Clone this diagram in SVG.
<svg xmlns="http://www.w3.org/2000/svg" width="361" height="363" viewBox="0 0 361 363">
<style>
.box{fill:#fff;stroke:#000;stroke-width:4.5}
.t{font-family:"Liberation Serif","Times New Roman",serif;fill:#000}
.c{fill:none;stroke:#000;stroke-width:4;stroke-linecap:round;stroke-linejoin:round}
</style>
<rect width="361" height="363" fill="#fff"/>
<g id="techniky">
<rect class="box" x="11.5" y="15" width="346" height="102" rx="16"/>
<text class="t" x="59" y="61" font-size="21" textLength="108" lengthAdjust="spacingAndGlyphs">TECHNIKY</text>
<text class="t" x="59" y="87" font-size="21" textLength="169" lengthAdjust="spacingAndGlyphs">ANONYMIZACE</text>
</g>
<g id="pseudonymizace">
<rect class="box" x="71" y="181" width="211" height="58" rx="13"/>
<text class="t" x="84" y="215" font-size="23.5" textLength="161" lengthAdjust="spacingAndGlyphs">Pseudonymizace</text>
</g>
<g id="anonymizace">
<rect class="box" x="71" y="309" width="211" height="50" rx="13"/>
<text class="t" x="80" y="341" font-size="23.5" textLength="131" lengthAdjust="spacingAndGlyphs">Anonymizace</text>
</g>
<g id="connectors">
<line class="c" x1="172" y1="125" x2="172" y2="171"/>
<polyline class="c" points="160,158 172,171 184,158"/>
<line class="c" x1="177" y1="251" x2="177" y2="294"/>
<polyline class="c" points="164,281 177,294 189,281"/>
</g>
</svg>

---

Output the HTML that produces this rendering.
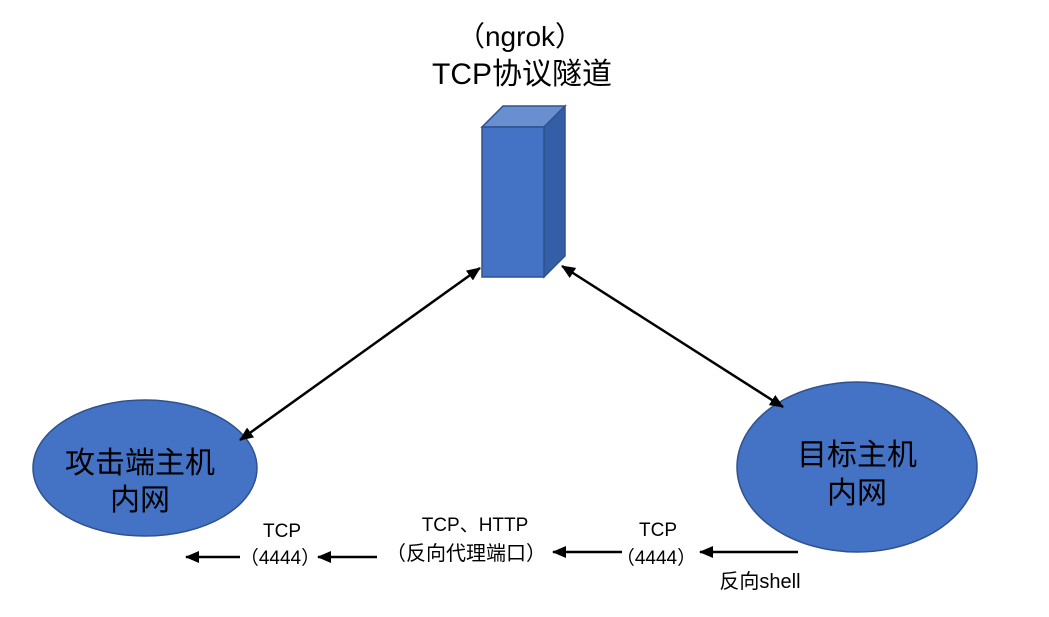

- _Written task_: Scan the material above for the word "this". Copy each line where it occurs.

- _Solution to the problem_:
Clone this diagram in SVG.
Output the HTML that produces this rendering.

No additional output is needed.